If you drive along Kapiolani Boulevard in the morning, you may have seen him. A flag-waving patriot, who stands on the corner, every day - rain or shine. But Monday morning, one week after the attacks, he had company.
"It's been such a tragedy for everybody. But what we'd like to do is focus on the good. And we believe that there's hope for this nation. We believe that we're going to come through, no matter what has happened," said Nalani Paio, Aiea resident.
This time last Tuesday, Paio was behind the wheel heading to work, listening to the radio.
"The more I listened, I finally realized what had happened. And I was really concerned, especially because I have family in New York."

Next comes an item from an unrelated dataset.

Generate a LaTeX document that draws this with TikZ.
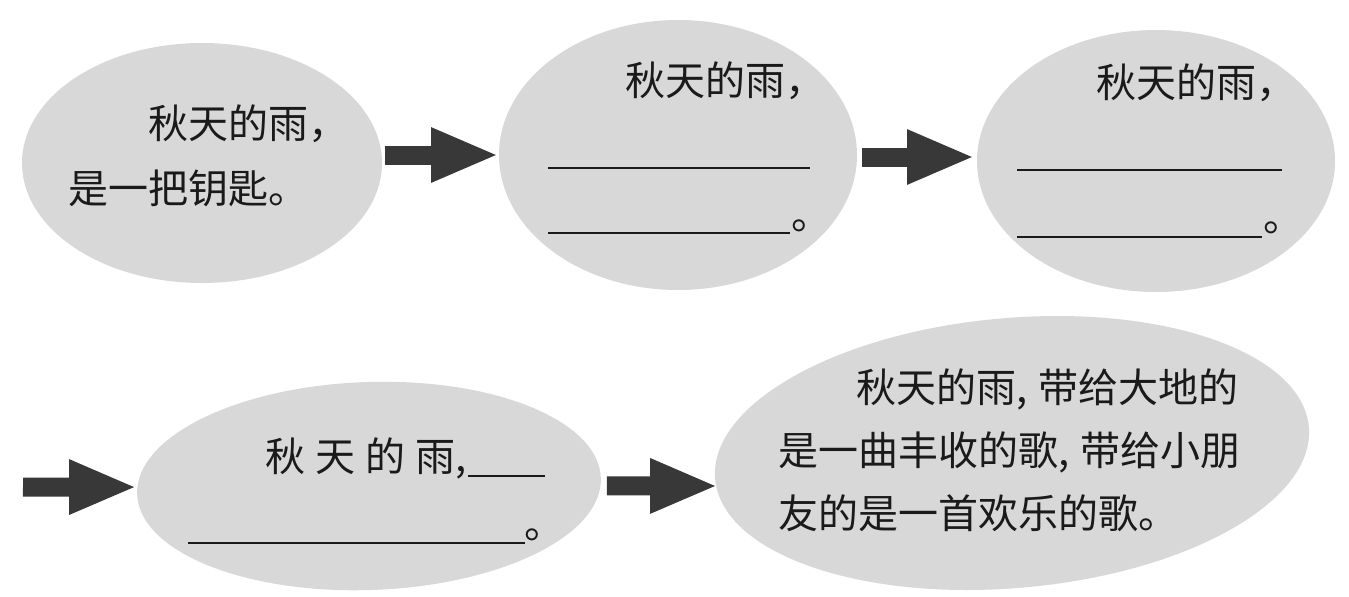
\documentclass[tikz,border=0pt]{standalone}
\usepackage{fontspec}
\newfontfamily\cjk{Noto Sans CJK SC}
\usetikzlibrary{shapes.geometric,arrows.meta}
\definecolor{ellfill}{HTML}{D8D8D8}
\definecolor{arrowcol}{HTML}{383838}
\definecolor{inkcol}{HTML}{1A1A1A}
\newcommand{\hc}{\makebox[0.55em][l]{,}}
\tikzset{
  bubble/.style={ellipse, fill=ellfill, draw=none, inner sep=0pt, outer sep=0pt},
  txt/.style={font=\cjk\fontsize{20pt}{20pt}\selectfont, inner sep=0pt, outer sep=0pt, anchor=base west, text=inkcol},
  blank/.style={draw=inkcol, line width=1.3pt},
  blk/.style={draw=arrowcol, line width=9.5pt, -{Triangle[length=34pt,width=25pt]}}
}
\begin{document}
\begin{tikzpicture}[x=0.5pt,y=-0.5pt]
\useasboundingbox[fill=white] (0,0) rectangle (1349,596);
% bubbles
\node[bubble, minimum width=180pt, minimum height=120pt] (e1) at (202,163) {};
\node[bubble, minimum width=179pt, minimum height=135pt] (e2) at (678,155) {};
\node[bubble, minimum width=179pt, minimum height=131pt] (e3) at (1156,161) {};
\node[bubble, minimum width=232pt, minimum height=104pt, rotate=2] (e4) at (369,486) {};
\node[bubble, minimum width=298pt, minimum height=135pt, rotate=5] (e5) at (1012,453) {};
% texts bubble 1
\node[txt] (t1a) at (148,138) {秋天的雨，};
\node[txt] (t1b) at (68,203) {是一把钥匙。};
% bubble 2
\node[txt] (t2a) at (625,95) {秋天的雨，};
\coordinate (u2a) at (548,168); \coordinate (v2a) at (810,168);
\coordinate (u2b) at (548,233); \coordinate (v2b) at (790,233);
\draw[blank] (u2a) -- (v2a);
\draw[blank] (u2b) -- (v2b);
\node[txt] (p2) at (791,229) {。};
% bubble 3
\node[txt] (t3a) at (1096,97) {秋天的雨，};
\coordinate (u3a) at (1017,170); \coordinate (v3a) at (1282,170);
\coordinate (u3b) at (1017,237); \coordinate (v3b) at (1262,237);
\draw[blank] (u3a) -- (v3a);
\draw[blank] (u3b) -- (v3b);
\node[txt] (p3) at (1263,231) {。};
% bubble 4
\node[txt] (t4a) at (265,471) {秋\hspace{5pt}天\hspace{5pt}的\hspace{5pt}雨,};
\coordinate (u4a) at (468,476); \coordinate (v4a) at (545,476);
\coordinate (u4b) at (188,543); \coordinate (v4b) at (525,543);
\draw[blank] (u4a) -- (v4a);
\draw[blank] (u4b) -- (v4b);
\node[txt] (p4) at (524,538) {。};
% bubble 5
\node[txt] (t5a) at (856,402) {秋天的雨\hc 带给大地的};
\node[txt] (t5b) at (778,465) {是一曲丰收的歌\hc 带给小朋};
\node[txt] (t5c) at (778,528) {友的是一首欢乐的歌。};
% arrows
\coordinate (s3) at (23,487);
\draw[blk] ([xshift=1.5pt,yshift=4pt]e1.east) -- (e2.west);
\draw[blk] ([xshift=2.5pt,yshift=-1pt]e2.east) -- ([xshift=-1pt,yshift=2pt]e3.west);
\draw[blk] (s3) -- ([yshift=3.5pt]e4.west);
\draw[blk] ([xshift=3pt,yshift=-4pt]e4.east) -- ([xshift=1.5pt,yshift=-3.5pt]e5.west);
\end{tikzpicture}
\end{document}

Her nephew was near ground zero when the hijacked planes slammed into the World Trade Center.
"He actually catches the subway. He works in Manhattan. And he was about a mile away. So he got to see everything."
Got to see the financial towers crumble, a vibrant city grind to a halt. But first there was a long-distance call.
"My nephew had called his parents, who live in Waianae, just to let them know that he was okay."
But many others were not okay. For them... a salute and a vow to remain unified.
Judging by the sound of the car horns, it's a vow many have adopted.
"It gives me chicken skin and it makes me want to cry because it's from the heart. It's nice to see everybody come together," said Paio.
Many of the people participating work at the nearby Hawaii Convention Center. They plan to make and sell ribbons with proceeds going to the victims' families.